— begin Data shown —

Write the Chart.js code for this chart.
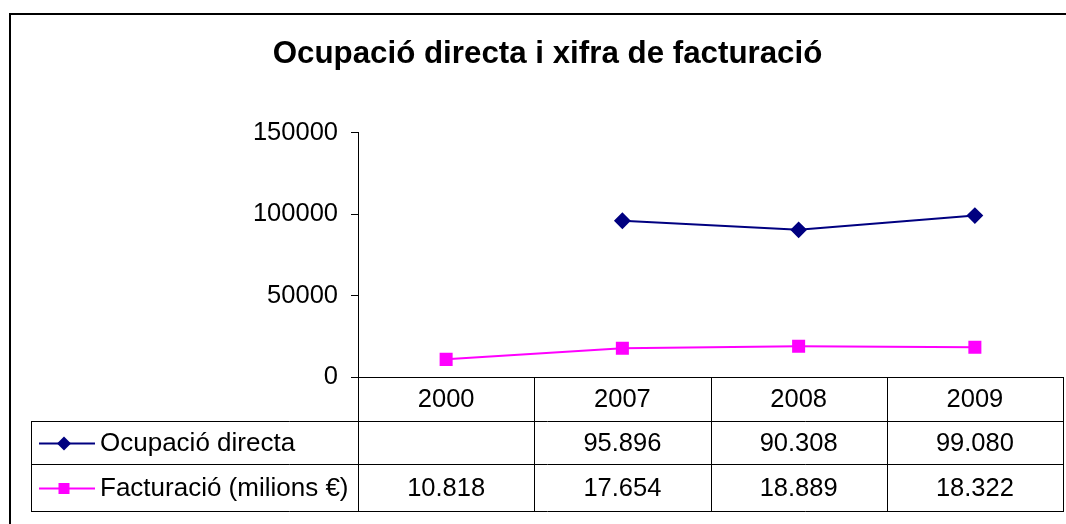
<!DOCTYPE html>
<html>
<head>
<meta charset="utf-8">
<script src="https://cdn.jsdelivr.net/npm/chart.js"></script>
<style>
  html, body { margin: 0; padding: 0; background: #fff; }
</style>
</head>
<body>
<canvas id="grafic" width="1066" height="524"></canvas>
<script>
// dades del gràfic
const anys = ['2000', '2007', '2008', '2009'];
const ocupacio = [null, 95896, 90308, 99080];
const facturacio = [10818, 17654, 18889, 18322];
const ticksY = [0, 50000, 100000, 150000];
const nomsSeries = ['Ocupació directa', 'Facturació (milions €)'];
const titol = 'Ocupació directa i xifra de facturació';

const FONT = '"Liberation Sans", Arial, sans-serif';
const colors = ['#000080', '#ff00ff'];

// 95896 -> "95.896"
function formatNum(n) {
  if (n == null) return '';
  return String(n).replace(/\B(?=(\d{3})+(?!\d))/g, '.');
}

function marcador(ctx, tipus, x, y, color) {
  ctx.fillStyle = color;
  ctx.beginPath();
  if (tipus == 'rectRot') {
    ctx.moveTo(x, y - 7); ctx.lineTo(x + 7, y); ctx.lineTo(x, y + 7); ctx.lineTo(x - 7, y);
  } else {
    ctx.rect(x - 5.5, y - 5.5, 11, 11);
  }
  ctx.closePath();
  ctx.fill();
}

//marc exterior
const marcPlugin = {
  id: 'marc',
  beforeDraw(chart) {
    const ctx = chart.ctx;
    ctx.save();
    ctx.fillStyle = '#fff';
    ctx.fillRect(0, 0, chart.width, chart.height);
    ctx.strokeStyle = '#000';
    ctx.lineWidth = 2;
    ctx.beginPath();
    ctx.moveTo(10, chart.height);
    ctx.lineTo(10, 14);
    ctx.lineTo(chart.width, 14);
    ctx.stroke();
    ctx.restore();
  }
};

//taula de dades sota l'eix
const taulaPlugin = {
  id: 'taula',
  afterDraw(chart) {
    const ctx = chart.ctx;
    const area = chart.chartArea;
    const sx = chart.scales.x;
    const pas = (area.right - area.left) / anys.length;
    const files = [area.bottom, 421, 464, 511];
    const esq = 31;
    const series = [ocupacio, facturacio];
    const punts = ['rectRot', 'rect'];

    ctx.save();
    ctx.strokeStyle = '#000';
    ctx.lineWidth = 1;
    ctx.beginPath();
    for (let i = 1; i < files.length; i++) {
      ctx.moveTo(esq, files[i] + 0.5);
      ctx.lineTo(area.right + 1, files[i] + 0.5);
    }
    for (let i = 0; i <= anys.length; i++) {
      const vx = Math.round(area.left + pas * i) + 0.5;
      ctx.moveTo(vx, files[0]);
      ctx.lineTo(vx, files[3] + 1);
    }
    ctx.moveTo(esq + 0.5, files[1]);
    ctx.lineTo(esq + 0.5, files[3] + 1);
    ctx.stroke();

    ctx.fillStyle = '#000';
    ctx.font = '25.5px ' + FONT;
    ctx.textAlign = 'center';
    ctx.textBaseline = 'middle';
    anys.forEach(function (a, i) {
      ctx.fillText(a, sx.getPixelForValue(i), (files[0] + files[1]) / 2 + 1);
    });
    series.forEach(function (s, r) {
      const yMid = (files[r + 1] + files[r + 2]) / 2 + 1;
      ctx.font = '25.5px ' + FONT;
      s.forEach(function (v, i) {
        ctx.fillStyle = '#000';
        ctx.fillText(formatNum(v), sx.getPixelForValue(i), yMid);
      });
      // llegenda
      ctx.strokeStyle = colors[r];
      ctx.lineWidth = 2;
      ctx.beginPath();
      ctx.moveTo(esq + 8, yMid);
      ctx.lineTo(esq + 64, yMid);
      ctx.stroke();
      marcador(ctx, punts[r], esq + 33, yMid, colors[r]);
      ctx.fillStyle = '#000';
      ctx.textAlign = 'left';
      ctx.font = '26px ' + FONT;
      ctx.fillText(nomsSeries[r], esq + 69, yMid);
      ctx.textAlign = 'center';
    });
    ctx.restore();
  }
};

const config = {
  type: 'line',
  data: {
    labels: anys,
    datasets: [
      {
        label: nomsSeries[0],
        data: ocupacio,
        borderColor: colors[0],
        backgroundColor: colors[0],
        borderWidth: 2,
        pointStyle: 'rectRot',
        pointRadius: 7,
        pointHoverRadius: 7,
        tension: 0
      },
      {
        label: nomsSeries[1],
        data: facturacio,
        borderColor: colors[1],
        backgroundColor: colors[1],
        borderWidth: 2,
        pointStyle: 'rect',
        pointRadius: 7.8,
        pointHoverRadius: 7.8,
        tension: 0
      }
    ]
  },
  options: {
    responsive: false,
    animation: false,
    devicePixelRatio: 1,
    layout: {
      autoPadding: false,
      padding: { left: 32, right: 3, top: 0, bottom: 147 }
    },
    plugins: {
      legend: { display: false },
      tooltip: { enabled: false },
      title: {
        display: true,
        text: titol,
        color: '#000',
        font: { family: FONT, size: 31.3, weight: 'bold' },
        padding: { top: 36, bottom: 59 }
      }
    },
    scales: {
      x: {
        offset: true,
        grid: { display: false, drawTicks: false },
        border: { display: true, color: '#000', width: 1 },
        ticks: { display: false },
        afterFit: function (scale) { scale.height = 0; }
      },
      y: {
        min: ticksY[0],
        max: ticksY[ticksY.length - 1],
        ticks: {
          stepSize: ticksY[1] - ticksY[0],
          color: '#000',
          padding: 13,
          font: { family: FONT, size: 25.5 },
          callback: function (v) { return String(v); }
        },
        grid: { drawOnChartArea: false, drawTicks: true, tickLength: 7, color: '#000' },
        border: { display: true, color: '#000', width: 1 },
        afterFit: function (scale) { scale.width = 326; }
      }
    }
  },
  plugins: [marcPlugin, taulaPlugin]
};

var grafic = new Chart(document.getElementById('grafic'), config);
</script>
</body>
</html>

— end Data shown —

- Direction -
Leave out the pictures and print every line of the data exactly.

- Answer for this exercise -
Write the Chart.js code for this chart.
<!DOCTYPE html>
<html>
<head>
<meta charset="utf-8">
<script src="https://cdn.jsdelivr.net/npm/chart.js"></script>
<style>
  html, body { margin: 0; padding: 0; background: #fff; }
</style>
</head>
<body>
<canvas id="grafic" width="1066" height="524"></canvas>
<script>
// dades del gràfic
const anys = ['2000', '2007', '2008', '2009'];
const ocupacio = [null, 95896, 90308, 99080];
const facturacio = [10818, 17654, 18889, 18322];
const ticksY = [0, 50000, 100000, 150000];
const nomsSeries = ['Ocupació directa', 'Facturació (milions €)'];
const titol = 'Ocupació directa i xifra de facturació';

const FONT = '"Liberation Sans", Arial, sans-serif';
const colors = ['#000080', '#ff00ff'];

// 95896 -> "95.896"
function formatNum(n) {
  if (n == null) return '';
  return String(n).replace(/\B(?=(\d{3})+(?!\d))/g, '.');
}

function marcador(ctx, tipus, x, y, color) {
  ctx.fillStyle = color;
  ctx.beginPath();
  if (tipus == 'rectRot') {
    ctx.moveTo(x, y - 7); ctx.lineTo(x + 7, y); ctx.lineTo(x, y + 7); ctx.lineTo(x - 7, y);
  } else {
    ctx.rect(x - 5.5, y - 5.5, 11, 11);
  }
  ctx.closePath();
  ctx.fill();
}

//marc exterior
const marcPlugin = {
  id: 'marc',
  beforeDraw(chart) {
    const ctx = chart.ctx;
    ctx.save();
    ctx.fillStyle = '#fff';
    ctx.fillRect(0, 0, chart.width, chart.height);
    ctx.strokeStyle = '#000';
    ctx.lineWidth = 2;
    ctx.beginPath();
    ctx.moveTo(10, chart.height);
    ctx.lineTo(10, 14);
    ctx.lineTo(chart.width, 14);
    ctx.stroke();
    ctx.restore();
  }
};

//taula de dades sota l'eix
const taulaPlugin = {
  id: 'taula',
  afterDraw(chart) {
    const ctx = chart.ctx;
    const area = chart.chartArea;
    const sx = chart.scales.x;
    const pas = (area.right - area.left) / anys.length;
    const files = [area.bottom, 421, 464, 511];
    const esq = 31;
    const series = [ocupacio, facturacio];
    const punts = ['rectRot', 'rect'];

    ctx.save();
    ctx.strokeStyle = '#000';
    ctx.lineWidth = 1;
    ctx.beginPath();
    for (let i = 1; i < files.length; i++) {
      ctx.moveTo(esq, files[i] + 0.5);
      ctx.lineTo(area.right + 1, files[i] + 0.5);
    }
    for (let i = 0; i <= anys.length; i++) {
      const vx = Math.round(area.left + pas * i) + 0.5;
      ctx.moveTo(vx, files[0]);
      ctx.lineTo(vx, files[3] + 1);
    }
    ctx.moveTo(esq + 0.5, files[1]);
    ctx.lineTo(esq + 0.5, files[3] + 1);
    ctx.stroke();

    ctx.fillStyle = '#000';
    ctx.font = '25.5px ' + FONT;
    ctx.textAlign = 'center';
    ctx.textBaseline = 'middle';
    anys.forEach(function (a, i) {
      ctx.fillText(a, sx.getPixelForValue(i), (files[0] + files[1]) / 2 + 1);
    });
    series.forEach(function (s, r) {
      const yMid = (files[r + 1] + files[r + 2]) / 2 + 1;
      ctx.font = '25.5px ' + FONT;
      s.forEach(function (v, i) {
        ctx.fillStyle = '#000';
        ctx.fillText(formatNum(v), sx.getPixelForValue(i), yMid);
      });
      // llegenda
      ctx.strokeStyle = colors[r];
      ctx.lineWidth = 2;
      ctx.beginPath();
      ctx.moveTo(esq + 8, yMid);
      ctx.lineTo(esq + 64, yMid);
      ctx.stroke();
      marcador(ctx, punts[r], esq + 33, yMid, colors[r]);
      ctx.fillStyle = '#000';
      ctx.textAlign = 'left';
      ctx.font = '26px ' + FONT;
      ctx.fillText(nomsSeries[r], esq + 69, yMid);
      ctx.textAlign = 'center';
    });
    ctx.restore();
  }
};

const config = {
  type: 'line',
  data: {
    labels: anys,
    datasets: [
      {
        label: nomsSeries[0],
        data: ocupacio,
        borderColor: colors[0],
        backgroundColor: colors[0],
        borderWidth: 2,
        pointStyle: 'rectRot',
        pointRadius: 7,
        pointHoverRadius: 7,
        tension: 0
      },
      {
        label: nomsSeries[1],
        data: facturacio,
        borderColor: colors[1],
        backgroundColor: colors[1],
        borderWidth: 2,
        pointStyle: 'rect',
        pointRadius: 7.8,
        pointHoverRadius: 7.8,
        tension: 0
      }
    ]
  },
  options: {
    responsive: false,
    animation: false,
    devicePixelRatio: 1,
    layout: {
      autoPadding: false,
      padding: { left: 32, right: 3, top: 0, bottom: 147 }
    },
    plugins: {
      legend: { display: false },
      tooltip: { enabled: false },
      title: {
        display: true,
        text: titol,
        color: '#000',
        font: { family: FONT, size: 31.3, weight: 'bold' },
        padding: { top: 36, bottom: 59 }
      }
    },
    scales: {
      x: {
        offset: true,
        grid: { display: false, drawTicks: false },
        border: { display: true, color: '#000', width: 1 },
        ticks: { display: false },
        afterFit: function (scale) { scale.height = 0; }
      },
      y: {
        min: ticksY[0],
        max: ticksY[ticksY.length - 1],
        ticks: {
          stepSize: ticksY[1] - ticksY[0],
          color: '#000',
          padding: 13,
          font: { family: FONT, size: 25.5 },
          callback: function (v) { return String(v); }
        },
        grid: { drawOnChartArea: false, drawTicks: true, tickLength: 7, color: '#000' },
        border: { display: true, color: '#000', width: 1 },
        afterFit: function (scale) { scale.width = 326; }
      }
    }
  },
  plugins: [marcPlugin, taulaPlugin]
};

var grafic = new Chart(document.getElementById('grafic'), config);
</script>
</body>
</html>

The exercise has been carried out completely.